People From Lower Income Households More Likely To Have Spent Less Time Working From Home, ONS Report Suggests

By Rachael Grealish

People from lower income based households are more likely to have jobs that cannot be undertaken at home during lockdown, Office for National Statistics report suggests.

In the latest released from the ONS it showed during lockdown, those with the lowest household incomes increased their total time in paid work, working a similar amount of time outside of the home as they did in 2014 to 2015.

This may indicate that that those in lower income households are in occupations that cannot be undertaken from home.

Those with a household income up to £1,700 a month increased their average time working from home by 3 hours and 2 minutes a week, while for those earning over £3,301 it increased by 7 hours and 37 minutes a week.

This resulted in a much smaller reduction in the total time spent travelling and working compared with those on higher incomes.

In connection with this the ONS indicated people who are considered to be key workers, having to work outside their homes during lockdown, were reported to make up 30.5 percent of the employees in the bottom three income deciles – which is those earning up to £1,450 per month.

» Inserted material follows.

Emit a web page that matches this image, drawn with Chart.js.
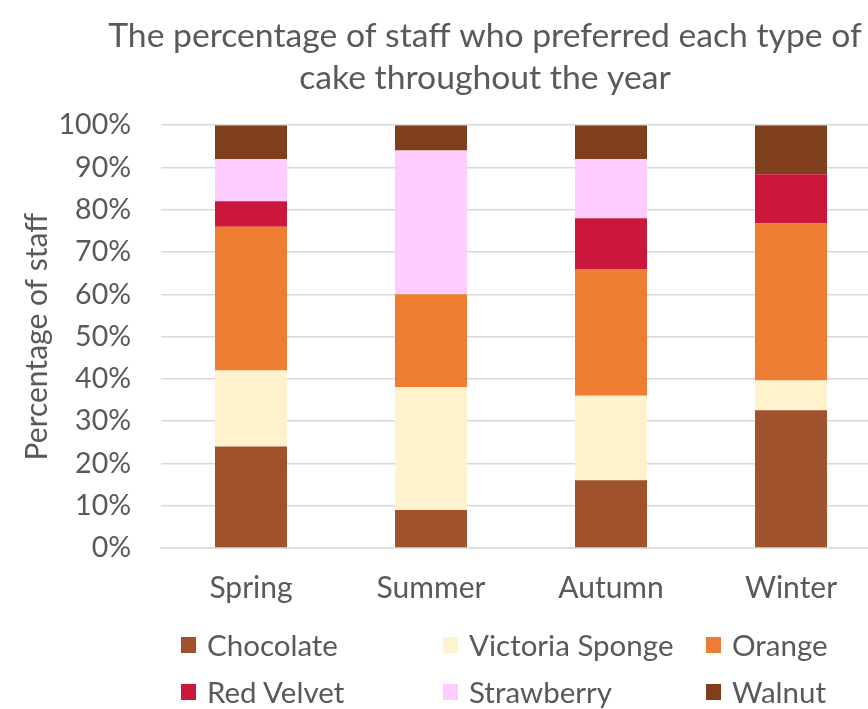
<!DOCTYPE html>
<html>
<head>
<meta charset="utf-8">
<script src="https://cdn.jsdelivr.net/npm/chart.js@4.4.1/dist/chart.umd.min.js"></script>
<style>
  html, body { margin: 0; padding: 0; background: #fff; overflow: hidden; width: 868px; height: 709px; }
  #wrap { position: absolute; left: 0; top: 0; width: 970px; height: 633px; }
  #legend { position: absolute; left: 181px; top: 621px; display: grid;
    grid-template-columns: 262px 263px 180px; font-family: Lato, sans-serif; font-size: 29.5px; color: #595959; }
  .item { display: flex; align-items: center; height: 47px; white-space: nowrap; }
  .box { width: 15px; height: 16px; margin-right: 11px; flex: none; }
</style>
</head>
<body>
<div id="wrap"><canvas id="chart"></canvas></div>
<div id="legend"></div>
<script>
// seasons along the x axis
const seasons = ["Spring", "Summer", "Autumn", "Winter"];
// % of staff per cake, one value per season
const chocolate = [24, 9, 16, 32.6];
const victoriaSponge = [18, 29, 20, 7];
const orange = [34, 22, 30, 37.2];
const redVelvet = [6, 0, 12, 11.6];
const strawberry = [10, 34, 14, 0];
const walnut = [8, 6, 8, 11.6];
const cakes = ["Chocolate", "Victoria Sponge", "Orange", "Red Velvet", "Strawberry", "Walnut"];
const cakeColors = ["#A0522D", "#FFF2CC", "#ED7D31", "#CC173C", "#FFCCFF", "#7F3F1A"];
const series = [chocolate, victoriaSponge, orange, redVelvet, strawberry, walnut];

const grey = "#595959";
const font = "Lato";

let myChart = new Chart(document.getElementById("chart"), {
  type: "bar",
  data: {
    labels: seasons,
    datasets: cakes.map((name, i) => ({
      label: name,
      data: series[i],
      backgroundColor: cakeColors[i],
      borderWidth: 0,
      barPercentage: 0.4,
      categoryPercentage: 1,
    })),
  },
  options: {
    responsive: true,
    maintainAspectRatio: false,
    animation: false,
    layout: { padding: { bottom: 5 } },
    plugins: {
      tooltip: false,
      legend: { display: false },
      title: {
        display: true,
        text: ["The percentage of staff who preferred each type of", "cake throughout the year"],
        color: grey,
        font: { family: font, size: 33.7, weight: "normal", lineHeight: 1.22 },
        padding: { top: 16, bottom: 27 },
      },
    },
    scales: {
      x: {
        stacked: true,
        grid: { display: false, drawTicks: false },
        border: { color: "#D9D9D9", width: 1.5 },
        ticks: { color: grey, font: { family: font, size: 30 }, padding: 22 },
      },
      y: {
        stacked: true,
        min: 0,
        max: 100,
        grid: { color: "#D9D9D9", lineWidth: 1.5, drawTicks: false },
        border: { display: false },
        ticks: { stepSize: 10, color: grey, font: { family: font, size: 28.5 }, padding: 30,
          callback: (v) => v + "%" },
        title: { display: true, text: "Percentage of staff", color: grey,
          font: { family: font, size: 30 }, padding: { top: 19, bottom: 0 } },
        afterFit: (s) => { s.width = 161; },
      },
      //empty axis on the right so the plot ends where the picture cuts it
      yRight: {
        position: "right",
        grid: { display: false, drawTicks: false },
        border: { display: false },
        ticks: { display: false },
        afterFit: (s) => { s.width = 89; },
      },
    },
  },
});

//html legend in three columns
const legendBox = document.getElementById("legend");
myChart.data.datasets.forEach((ds) => {
  const item = document.createElement("div");
  item.className = "item";
  item.innerHTML = `<span class="box" style="background:${ds.backgroundColor}"></span><span>${ds.label}</span>`;
  legendBox.appendChild(item);
});
</script>
</body>
</html>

Of those in the the top three income deciles, people earning over £3,250 per month, only 26.4 percent were considered key workers.

The report also showed differences in how different income based households spent their free time.

For those with lower household incomes, this group only saw a small change to their entertainment, socialising and other free time – compared with a rise of just under 50 minutes a day for those on higher incomes.

Those on higher incomes also saw a greater rise in time spent sleeping and resting as well as gardening and DIY.